L’ambientazione è Roma – o, meglio, Rebibbia (quartiere a cui l’autore è molto affezionato) – e a fare da sfondo alla narrazione ci sono situazioni e personaggi che i lettori di Zerocalcare hanno imparato a conoscere e fare propri. Ai luoghi del quartiere, le case popolari e gli amici di sempre si aggiungono però, in quello che lo stesso autore ha definito un graphic novel “più efferato del solito”, due elementi che raramente hanno caratterizzato così tanto i suoi lavori precedenti: sangue e droga. Arloc rivelerà un carattere impulsivo e a tratti violento e mostrerà al protagonista che anche lui ha i suoi demoni da affrontare, più spaventosi e difficili da sconfiggere di quelli di Zero. Il fumettista inietta così nella sua opera tinte pulp attraverso tavole che sorprendono il lettore per l’ottimo utilizzo di bianco e nero che sembra voler mettere in evidenza le scene più truculente della storia.

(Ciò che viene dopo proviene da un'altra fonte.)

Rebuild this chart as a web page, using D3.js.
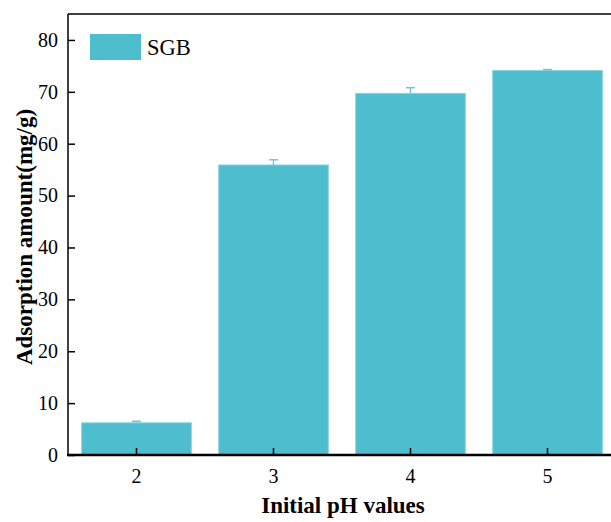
<!DOCTYPE html>
<html>
<head>
<meta charset="utf-8">
<script src="https://cdn.jsdelivr.net/npm/d3@7"></script>
<style>
  body { margin: 0; background: #fff; }
  svg { display: block; font-family: "Liberation Serif", "Times New Roman", serif; }
</style>
</head>
<body>
<div id="chart_div"></div>
<script>
// data
const phValues = ["2", "3", "4", "5"];
const adsorption = [6.2, 55.9, 69.7, 74.1];
const errors = [0.3, 1.0, 1.1, 0.2];
const yTicks = [0, 10, 20, 30, 40, 50, 60, 70, 80];

const width = 611;
const height = 522;
const marginLeft = 68;
const marginTop = 14;
const plotBottom = 455;
const plotRight = 68 + 4 * 137; // plot runs past the window edge

const barColor = "#4ebdcd";

const svg = d3.select("#chart_div").append("svg")
  .attr("width", width)
  .attr("height", height);

const x = d3.scaleBand()
  .domain(phValues)
  .range([marginLeft, plotRight])
  .paddingInner(0.2)
  .paddingOuter(0.1);

const y = d3.scaleLinear()
  .domain([0, 85])
  .range([plotBottom, marginTop]);

// bars
svg.append("g")
  .selectAll("rect")
  .data(phValues)
  .join("rect")
  .attr("x", d => x(d))
  .attr("y", (d, i) => y(adsorption[i]))
  .attr("width", x.bandwidth())
  .attr("height", (d, i) => y(0) - y(adsorption[i]))
  .attr("fill", barColor)
  .attr("stroke", "#8ad3de")
  .attr("stroke-width", 1);

// error bars (only the upper half shows above the bar)
const err = svg.append("g")
  .attr("stroke", "#6fcad7")
  .attr("stroke-width", 1.5);

phValues.forEach((d, i) => {
  const cx = x(d) + x.bandwidth() / 2;
  err.append("line")
    .attr("x1", cx).attr("x2", cx)
    .attr("y1", y(adsorption[i])).attr("y2", y(adsorption[i] + errors[i]));
  err.append("line")
    .attr("x1", cx - 4.5).attr("x2", cx + 4.5)
    .attr("y1", y(adsorption[i] + errors[i])).attr("y2", y(adsorption[i] + errors[i]));
});

// frame top line
svg.append("line")
  .attr("x1", marginLeft).attr("x2", width)
  .attr("y1", marginTop).attr("y2", marginTop)
  .attr("stroke", "#000").attr("stroke-width", 1.5);

// y axis, ticks pointing inward
const yAxis = svg.append("g")
  .attr("transform", `translate(${marginLeft},0)`)
  .call(d3.axisRight(y).tickValues(yTicks).tickSize(7).tickFormat(d3.format("d")));
yAxis.select(".domain").remove();
yAxis.append("line")
  .attr("x1", 0).attr("x2", 0)
  .attr("y1", marginTop).attr("y2", plotBottom)
  .attr("stroke", "#000").attr("stroke-width", 1.5);
yAxis.selectAll(".tick line").attr("stroke-width", 1.5);
yAxis.selectAll(".tick text")
  .attr("x", -10)
  .attr("text-anchor", "end")
  .attr("font-size", 20)
  .attr("font-family", "Liberation Serif")
  .attr("fill", "#000");

// x axis, ticks pointing up into the plot
const xAxis = svg.append("g")
  .attr("transform", `translate(0,${plotBottom})`)
  .call(d3.axisTop(x).tickSize(7));
xAxis.select(".domain").remove();
xAxis.append("line")
  .attr("x1", marginLeft - 1).attr("x2", width)
  .attr("y1", 0).attr("y2", 0)
  .attr("stroke", "#000").attr("stroke-width", 2.5);
xAxis.selectAll(".tick line").attr("stroke-width", 1.5);
xAxis.selectAll(".tick text")
  .attr("y", 28)
  .attr("font-size", 20)
  .attr("font-family", "Liberation Serif")
  .attr("fill", "#000");

// axis titles
svg.append("text")
  .attr("x", 343)
  .attr("y", 513)
  .attr("text-anchor", "middle")
  .attr("font-size", 23)
  .attr("font-weight", "bold")
  .text("Initial pH values");

svg.append("text")
  .attr("transform", "translate(32,237) rotate(-90)")
  .attr("text-anchor", "middle")
  .attr("font-size", 23)
  .attr("font-weight", "bold")
  .text("Adsorption amount(mg/g)");

// legend
const legend = svg.append("g");
legend.append("rect")
  .attr("x", 90).attr("y", 34)
  .attr("width", 51).attr("height", 26)
  .attr("fill", barColor);
legend.append("text")
  .attr("x", 147).attr("y", 55)
  .attr("font-size", 22.5)
  .text("SGB");
</script>
</body>
</html>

Una narrazione che sembra figlia di registi e scrittori cari all’autore come Quentin Tarantino e Joe R. Lansdale e che Zerocalcare utilizza sia per raccontare una periferia ai margini delle luci del centro città sia per affrontare paure più grandi e impalpabili, quelle di una generazione impreparata ad affrontare il mondo, chiusa in una bolla dalla quale è difficile uscire. Con uno sguardo rivolto al passato e soprattutto al se stesso adolescente, Zerocalcare accompagna il lettore in un racconto sulla transizione tra età (post)adolescenziale ed età adulta.

Quella di Zerocalcare non è però (solo) un romanzo di formazione, ma anche il momento per l’autore di fare i conti con se stesso, con cosa è diventato e con le decisioni, spesso difficili, che hanno condizionato la sua vita attuale. Al racconto thriller, Zerocalcare affianca tavole che riflettono sul proprio ruolo e sulla “sindrome dell’impostore” che lo caratterizza. Se anche nelle precedenti opere non mancavano riferimenti ai fumetti precedenti, al ruolo dei suoi “disegnetti” e in generale a un sentimento di inadeguatezza, in Scheletri la riflessione si fa più profonda, anche se sempre in equilibrio tra serietà e autoironia.

Non mancano i riferimenti alla cultura pop degli anni ‘80 e ‘90, cifra stilistica del fumettista. Le sale giochi in cui il lettore può riconoscere titoli come “Metal Slug” o “Street Fighter”, riferimenti a cartoni animati, film e serie tv e tutto quell’immaginario che ha plasmato un’idea – forse nostalgica – di un passato che non può tornare diventano leitmotiv di una storia di crescita. Anche se, questa volta, crescere significherà passare attraverso dolore e sangue, facendo i conti con gli “scheletri” che cerchiamo di nascondere.